RECORD EXTRACTS:
########################################

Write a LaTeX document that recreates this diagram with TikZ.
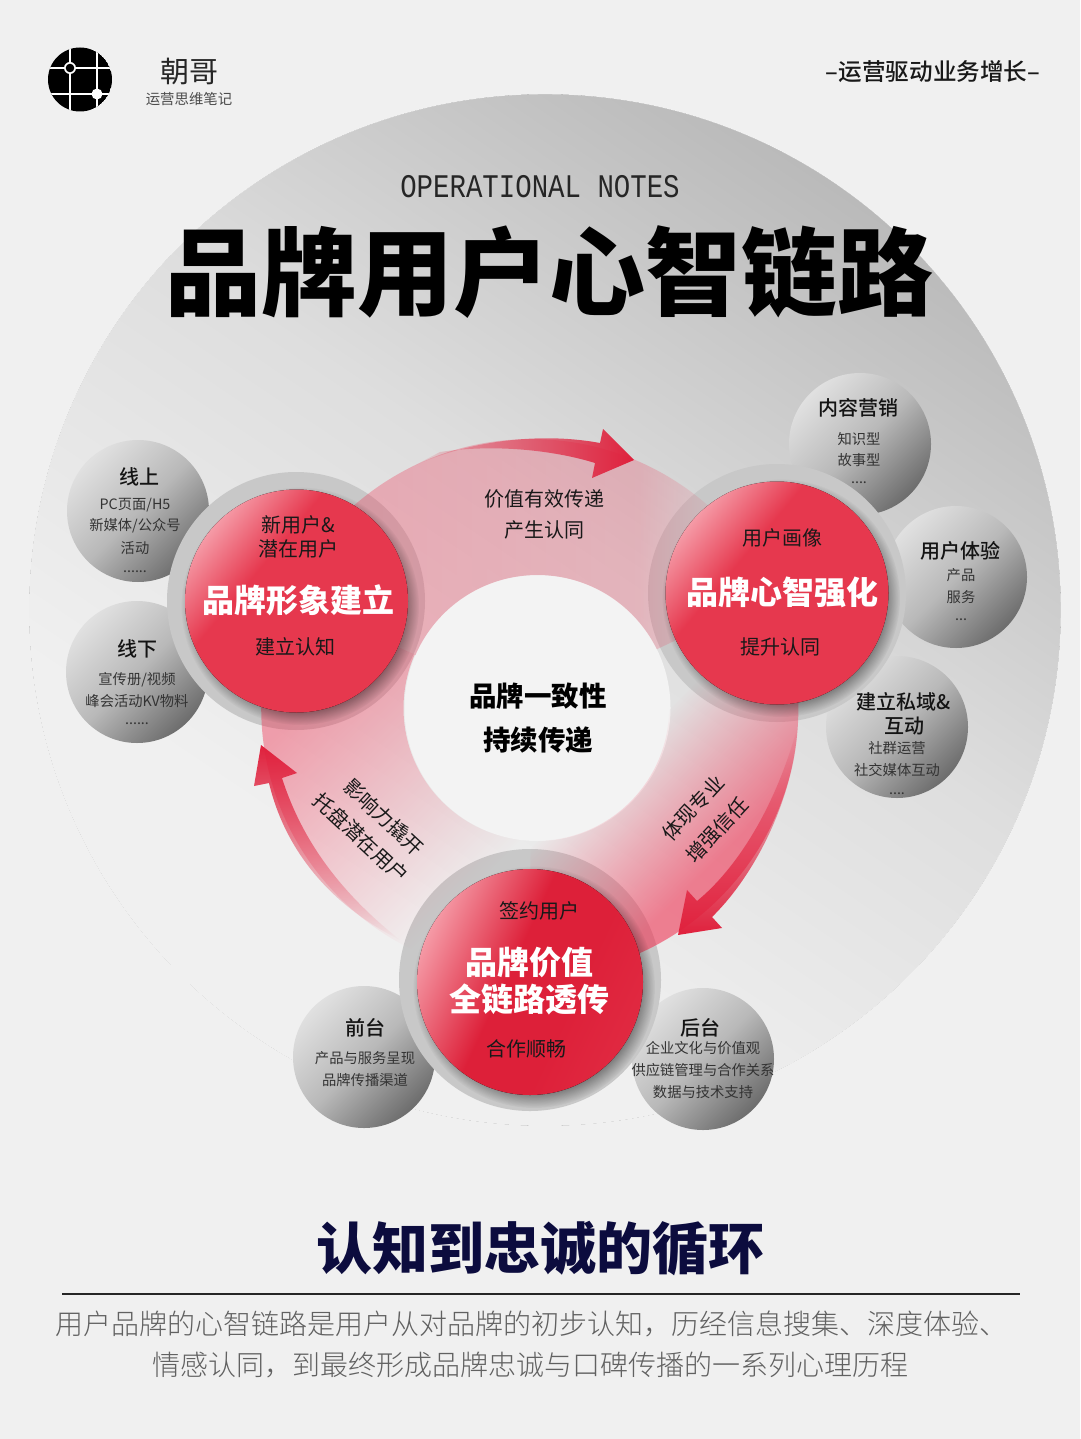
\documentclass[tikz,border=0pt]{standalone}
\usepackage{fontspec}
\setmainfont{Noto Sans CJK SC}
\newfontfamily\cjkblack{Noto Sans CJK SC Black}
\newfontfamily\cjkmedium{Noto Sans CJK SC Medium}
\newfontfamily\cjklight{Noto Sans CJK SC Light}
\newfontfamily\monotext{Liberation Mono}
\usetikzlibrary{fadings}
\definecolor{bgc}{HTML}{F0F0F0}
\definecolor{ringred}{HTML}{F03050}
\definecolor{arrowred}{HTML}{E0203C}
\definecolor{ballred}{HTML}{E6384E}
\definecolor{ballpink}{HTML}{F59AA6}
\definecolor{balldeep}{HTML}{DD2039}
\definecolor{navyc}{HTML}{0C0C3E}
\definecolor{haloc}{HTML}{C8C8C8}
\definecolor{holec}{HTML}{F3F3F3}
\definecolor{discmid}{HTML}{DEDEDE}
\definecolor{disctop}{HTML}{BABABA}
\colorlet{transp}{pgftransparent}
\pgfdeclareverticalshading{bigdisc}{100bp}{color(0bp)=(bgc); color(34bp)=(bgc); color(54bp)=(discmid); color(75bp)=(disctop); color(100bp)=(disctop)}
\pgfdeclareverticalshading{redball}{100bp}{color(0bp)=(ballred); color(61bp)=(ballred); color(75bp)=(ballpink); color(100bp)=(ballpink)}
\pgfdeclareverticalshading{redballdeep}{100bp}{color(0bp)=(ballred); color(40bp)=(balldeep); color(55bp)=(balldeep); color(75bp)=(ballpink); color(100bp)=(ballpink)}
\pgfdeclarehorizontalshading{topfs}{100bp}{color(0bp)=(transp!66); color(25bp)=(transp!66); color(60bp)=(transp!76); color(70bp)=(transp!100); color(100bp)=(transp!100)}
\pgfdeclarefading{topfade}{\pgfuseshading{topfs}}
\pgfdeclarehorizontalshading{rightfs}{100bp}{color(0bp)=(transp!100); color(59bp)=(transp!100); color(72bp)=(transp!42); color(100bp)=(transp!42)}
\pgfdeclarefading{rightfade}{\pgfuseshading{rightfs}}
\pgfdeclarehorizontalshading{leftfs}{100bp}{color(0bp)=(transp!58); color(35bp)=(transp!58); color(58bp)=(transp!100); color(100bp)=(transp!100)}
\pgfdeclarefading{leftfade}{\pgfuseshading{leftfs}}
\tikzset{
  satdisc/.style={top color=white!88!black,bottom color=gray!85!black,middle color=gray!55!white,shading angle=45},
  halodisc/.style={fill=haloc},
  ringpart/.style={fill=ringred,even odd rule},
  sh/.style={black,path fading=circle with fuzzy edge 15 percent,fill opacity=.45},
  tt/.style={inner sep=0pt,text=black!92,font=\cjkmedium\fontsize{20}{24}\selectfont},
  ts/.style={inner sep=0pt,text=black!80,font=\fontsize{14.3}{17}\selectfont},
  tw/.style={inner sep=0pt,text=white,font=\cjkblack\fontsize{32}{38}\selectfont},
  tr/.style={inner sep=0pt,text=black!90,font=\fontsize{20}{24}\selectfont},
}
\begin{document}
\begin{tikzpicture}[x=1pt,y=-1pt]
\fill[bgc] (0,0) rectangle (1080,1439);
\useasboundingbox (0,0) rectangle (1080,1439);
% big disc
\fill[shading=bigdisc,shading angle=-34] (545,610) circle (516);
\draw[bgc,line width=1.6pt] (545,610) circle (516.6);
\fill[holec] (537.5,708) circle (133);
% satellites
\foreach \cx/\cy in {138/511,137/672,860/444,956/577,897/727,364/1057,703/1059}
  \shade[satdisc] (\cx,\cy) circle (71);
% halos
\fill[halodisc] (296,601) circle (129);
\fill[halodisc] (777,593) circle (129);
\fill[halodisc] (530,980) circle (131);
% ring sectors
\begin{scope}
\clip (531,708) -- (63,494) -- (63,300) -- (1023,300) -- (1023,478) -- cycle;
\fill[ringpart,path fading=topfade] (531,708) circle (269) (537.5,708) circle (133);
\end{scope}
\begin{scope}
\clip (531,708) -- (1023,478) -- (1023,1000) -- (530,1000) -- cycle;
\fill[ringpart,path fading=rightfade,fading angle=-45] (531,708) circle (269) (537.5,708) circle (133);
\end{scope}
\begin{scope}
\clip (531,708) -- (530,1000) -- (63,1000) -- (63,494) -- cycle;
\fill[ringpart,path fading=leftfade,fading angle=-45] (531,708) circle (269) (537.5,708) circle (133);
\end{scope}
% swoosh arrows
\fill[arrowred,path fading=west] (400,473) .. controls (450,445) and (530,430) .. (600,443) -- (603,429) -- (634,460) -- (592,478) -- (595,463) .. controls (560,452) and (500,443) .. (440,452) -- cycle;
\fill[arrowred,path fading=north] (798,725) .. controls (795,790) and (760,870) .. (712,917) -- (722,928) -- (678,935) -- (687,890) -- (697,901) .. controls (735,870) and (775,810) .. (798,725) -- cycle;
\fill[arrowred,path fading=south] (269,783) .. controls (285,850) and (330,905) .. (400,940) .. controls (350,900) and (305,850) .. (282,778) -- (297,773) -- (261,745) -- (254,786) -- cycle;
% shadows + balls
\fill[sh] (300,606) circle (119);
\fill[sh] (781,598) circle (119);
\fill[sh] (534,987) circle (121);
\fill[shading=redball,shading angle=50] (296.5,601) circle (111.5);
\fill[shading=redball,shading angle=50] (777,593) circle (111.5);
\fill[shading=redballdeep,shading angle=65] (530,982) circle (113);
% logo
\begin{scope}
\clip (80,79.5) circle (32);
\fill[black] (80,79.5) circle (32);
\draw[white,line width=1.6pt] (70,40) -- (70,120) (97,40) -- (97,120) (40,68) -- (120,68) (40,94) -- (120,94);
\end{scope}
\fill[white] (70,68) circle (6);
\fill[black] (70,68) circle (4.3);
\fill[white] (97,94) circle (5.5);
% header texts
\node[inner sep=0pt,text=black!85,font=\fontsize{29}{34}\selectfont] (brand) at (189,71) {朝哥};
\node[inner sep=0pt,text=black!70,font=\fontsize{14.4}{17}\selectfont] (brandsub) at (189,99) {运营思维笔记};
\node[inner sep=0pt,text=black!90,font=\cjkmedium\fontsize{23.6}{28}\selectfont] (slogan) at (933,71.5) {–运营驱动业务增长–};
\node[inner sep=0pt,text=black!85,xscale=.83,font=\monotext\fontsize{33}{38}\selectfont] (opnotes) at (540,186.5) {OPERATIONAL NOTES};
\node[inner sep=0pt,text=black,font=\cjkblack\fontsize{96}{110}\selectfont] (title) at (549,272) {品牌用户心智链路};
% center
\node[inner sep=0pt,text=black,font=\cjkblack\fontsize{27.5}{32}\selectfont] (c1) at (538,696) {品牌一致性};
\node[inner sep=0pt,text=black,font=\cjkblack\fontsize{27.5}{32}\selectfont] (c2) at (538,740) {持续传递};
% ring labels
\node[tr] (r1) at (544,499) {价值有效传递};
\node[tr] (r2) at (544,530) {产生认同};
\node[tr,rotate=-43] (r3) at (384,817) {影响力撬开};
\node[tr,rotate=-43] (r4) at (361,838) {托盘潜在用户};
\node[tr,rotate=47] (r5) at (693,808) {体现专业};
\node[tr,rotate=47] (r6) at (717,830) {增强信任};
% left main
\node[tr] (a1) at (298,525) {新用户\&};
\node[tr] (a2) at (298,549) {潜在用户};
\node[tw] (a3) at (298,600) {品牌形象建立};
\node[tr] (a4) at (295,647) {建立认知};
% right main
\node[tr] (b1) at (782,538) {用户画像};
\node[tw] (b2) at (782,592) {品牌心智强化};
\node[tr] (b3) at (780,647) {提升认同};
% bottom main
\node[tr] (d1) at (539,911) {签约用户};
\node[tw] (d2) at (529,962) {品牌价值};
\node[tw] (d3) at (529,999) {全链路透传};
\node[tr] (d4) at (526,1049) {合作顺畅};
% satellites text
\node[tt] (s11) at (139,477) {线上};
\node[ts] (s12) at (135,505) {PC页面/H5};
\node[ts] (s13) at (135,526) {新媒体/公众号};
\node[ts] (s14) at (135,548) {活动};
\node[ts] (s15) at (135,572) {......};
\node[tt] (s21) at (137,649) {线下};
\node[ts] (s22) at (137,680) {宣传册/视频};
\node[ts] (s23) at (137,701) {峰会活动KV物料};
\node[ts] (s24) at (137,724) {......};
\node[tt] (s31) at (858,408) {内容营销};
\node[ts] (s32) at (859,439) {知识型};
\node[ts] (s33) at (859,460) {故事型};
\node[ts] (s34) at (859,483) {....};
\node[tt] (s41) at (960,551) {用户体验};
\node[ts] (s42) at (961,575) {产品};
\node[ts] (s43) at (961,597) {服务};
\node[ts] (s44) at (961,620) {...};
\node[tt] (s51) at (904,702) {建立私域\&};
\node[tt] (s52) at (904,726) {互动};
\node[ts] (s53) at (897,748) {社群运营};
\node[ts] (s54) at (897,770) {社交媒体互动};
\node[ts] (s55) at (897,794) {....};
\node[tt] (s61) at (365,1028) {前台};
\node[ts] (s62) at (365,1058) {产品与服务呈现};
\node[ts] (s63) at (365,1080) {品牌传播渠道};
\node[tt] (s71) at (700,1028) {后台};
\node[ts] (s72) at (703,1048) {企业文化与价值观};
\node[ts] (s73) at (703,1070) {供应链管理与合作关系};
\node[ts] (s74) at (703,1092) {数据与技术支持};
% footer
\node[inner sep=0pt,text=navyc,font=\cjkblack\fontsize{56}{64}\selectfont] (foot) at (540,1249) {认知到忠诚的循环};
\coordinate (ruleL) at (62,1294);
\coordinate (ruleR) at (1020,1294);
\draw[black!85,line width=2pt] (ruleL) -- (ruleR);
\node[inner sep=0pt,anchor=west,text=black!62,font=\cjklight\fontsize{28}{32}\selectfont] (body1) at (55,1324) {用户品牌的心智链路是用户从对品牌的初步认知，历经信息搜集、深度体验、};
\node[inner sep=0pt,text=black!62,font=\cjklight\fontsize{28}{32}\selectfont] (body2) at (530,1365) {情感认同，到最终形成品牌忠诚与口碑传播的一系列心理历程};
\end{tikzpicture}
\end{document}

########################################

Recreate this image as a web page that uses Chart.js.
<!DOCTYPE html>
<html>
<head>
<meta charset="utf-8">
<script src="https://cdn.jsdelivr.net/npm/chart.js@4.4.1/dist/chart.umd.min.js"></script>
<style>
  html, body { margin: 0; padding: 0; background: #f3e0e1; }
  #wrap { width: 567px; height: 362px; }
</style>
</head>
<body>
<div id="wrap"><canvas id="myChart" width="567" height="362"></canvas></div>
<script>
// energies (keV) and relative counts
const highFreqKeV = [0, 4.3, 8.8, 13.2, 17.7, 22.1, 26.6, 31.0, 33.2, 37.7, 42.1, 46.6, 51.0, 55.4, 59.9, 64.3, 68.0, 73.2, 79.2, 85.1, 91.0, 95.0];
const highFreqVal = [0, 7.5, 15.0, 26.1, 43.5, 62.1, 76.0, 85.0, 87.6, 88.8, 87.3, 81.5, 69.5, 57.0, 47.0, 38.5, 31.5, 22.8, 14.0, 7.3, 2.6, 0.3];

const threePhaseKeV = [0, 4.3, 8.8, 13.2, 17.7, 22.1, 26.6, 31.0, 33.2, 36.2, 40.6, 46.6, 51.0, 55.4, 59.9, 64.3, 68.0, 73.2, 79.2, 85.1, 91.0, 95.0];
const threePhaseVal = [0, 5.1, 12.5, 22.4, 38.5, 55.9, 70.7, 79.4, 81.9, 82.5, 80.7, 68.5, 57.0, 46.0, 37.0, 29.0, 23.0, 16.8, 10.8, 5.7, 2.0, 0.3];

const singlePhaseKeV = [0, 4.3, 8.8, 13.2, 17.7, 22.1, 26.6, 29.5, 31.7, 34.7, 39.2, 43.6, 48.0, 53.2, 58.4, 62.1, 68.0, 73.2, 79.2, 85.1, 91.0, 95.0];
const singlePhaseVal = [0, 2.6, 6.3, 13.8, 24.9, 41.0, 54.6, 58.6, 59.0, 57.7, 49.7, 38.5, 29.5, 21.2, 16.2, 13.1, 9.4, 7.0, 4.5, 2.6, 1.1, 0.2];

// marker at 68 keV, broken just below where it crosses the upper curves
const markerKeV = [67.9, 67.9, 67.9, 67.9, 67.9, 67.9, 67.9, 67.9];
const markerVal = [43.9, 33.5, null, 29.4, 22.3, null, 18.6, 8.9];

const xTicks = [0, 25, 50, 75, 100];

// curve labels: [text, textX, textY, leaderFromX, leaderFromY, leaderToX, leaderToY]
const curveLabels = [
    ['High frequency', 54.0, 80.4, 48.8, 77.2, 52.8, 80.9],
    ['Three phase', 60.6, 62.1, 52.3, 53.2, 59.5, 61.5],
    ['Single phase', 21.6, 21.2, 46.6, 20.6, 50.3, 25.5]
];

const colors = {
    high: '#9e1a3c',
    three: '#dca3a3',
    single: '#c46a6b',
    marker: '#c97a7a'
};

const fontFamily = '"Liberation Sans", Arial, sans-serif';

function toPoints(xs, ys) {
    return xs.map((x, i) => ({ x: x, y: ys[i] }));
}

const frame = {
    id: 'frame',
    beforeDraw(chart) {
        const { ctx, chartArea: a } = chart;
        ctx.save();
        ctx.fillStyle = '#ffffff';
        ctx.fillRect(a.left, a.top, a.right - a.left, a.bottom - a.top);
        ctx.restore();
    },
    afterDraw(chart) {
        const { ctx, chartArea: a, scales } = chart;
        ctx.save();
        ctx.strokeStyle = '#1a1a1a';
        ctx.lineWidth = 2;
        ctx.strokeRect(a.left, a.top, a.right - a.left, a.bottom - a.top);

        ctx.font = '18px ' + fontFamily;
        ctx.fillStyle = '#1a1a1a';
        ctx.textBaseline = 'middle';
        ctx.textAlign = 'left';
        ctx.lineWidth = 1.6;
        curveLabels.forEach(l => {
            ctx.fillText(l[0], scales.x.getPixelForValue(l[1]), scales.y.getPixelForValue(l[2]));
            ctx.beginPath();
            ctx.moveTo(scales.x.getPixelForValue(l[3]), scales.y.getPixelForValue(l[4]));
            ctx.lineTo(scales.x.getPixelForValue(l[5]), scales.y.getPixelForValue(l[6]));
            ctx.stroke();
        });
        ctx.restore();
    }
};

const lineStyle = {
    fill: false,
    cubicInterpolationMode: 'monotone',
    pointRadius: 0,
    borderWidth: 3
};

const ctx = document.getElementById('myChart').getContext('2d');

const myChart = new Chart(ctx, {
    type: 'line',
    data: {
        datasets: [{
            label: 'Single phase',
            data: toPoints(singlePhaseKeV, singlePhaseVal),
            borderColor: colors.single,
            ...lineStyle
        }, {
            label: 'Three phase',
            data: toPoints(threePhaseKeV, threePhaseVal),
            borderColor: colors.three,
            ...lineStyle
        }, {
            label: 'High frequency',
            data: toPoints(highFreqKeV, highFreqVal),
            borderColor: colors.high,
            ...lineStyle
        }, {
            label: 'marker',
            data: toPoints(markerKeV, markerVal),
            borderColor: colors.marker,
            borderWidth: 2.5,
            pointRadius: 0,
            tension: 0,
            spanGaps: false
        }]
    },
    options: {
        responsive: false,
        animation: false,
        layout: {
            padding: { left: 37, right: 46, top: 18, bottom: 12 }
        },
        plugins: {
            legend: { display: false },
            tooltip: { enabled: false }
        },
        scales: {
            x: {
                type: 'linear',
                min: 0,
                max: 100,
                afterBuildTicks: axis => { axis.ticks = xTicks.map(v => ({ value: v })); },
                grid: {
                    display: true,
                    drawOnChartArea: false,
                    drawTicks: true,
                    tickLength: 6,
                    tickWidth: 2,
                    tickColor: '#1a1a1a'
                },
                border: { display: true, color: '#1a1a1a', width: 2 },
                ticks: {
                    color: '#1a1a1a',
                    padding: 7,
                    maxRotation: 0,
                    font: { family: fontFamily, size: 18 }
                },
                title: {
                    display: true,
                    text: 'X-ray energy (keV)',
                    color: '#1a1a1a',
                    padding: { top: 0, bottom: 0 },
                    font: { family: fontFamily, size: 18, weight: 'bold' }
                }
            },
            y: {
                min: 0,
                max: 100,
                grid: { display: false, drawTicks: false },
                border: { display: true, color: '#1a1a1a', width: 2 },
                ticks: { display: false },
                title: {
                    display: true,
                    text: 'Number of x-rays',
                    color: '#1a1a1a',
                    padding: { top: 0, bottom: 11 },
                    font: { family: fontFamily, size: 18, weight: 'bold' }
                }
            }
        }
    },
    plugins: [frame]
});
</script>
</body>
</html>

########################################

WHAT THIS TASK INVOLVES: Starting at the line that contains "Recreate this image" and ending at the line that contains "7.3, 2.6, 0.3];", repeat each line exactly, both ends included, and nothing else.

THE RESPONSE:
Recreate this image as a web page that uses Chart.js.
<!DOCTYPE html>
<html>
<head>
<meta charset="utf-8">
<script src="https://cdn.jsdelivr.net/npm/chart.js@4.4.1/dist/chart.umd.min.js"></script>
<style>
  html, body { margin: 0; padding: 0; background: #f3e0e1; }
  #wrap { width: 567px; height: 362px; }
</style>
</head>
<body>
<div id="wrap"><canvas id="myChart" width="567" height="362"></canvas></div>
<script>
// energies (keV) and relative counts
const highFreqKeV = [0, 4.3, 8.8, 13.2, 17.7, 22.1, 26.6, 31.0, 33.2, 37.7, 42.1, 46.6, 51.0, 55.4, 59.9, 64.3, 68.0, 73.2, 79.2, 85.1, 91.0, 95.0];
const highFreqVal = [0, 7.5, 15.0, 26.1, 43.5, 62.1, 76.0, 85.0, 87.6, 88.8, 87.3, 81.5, 69.5, 57.0, 47.0, 38.5, 31.5, 22.8, 14.0, 7.3, 2.6, 0.3];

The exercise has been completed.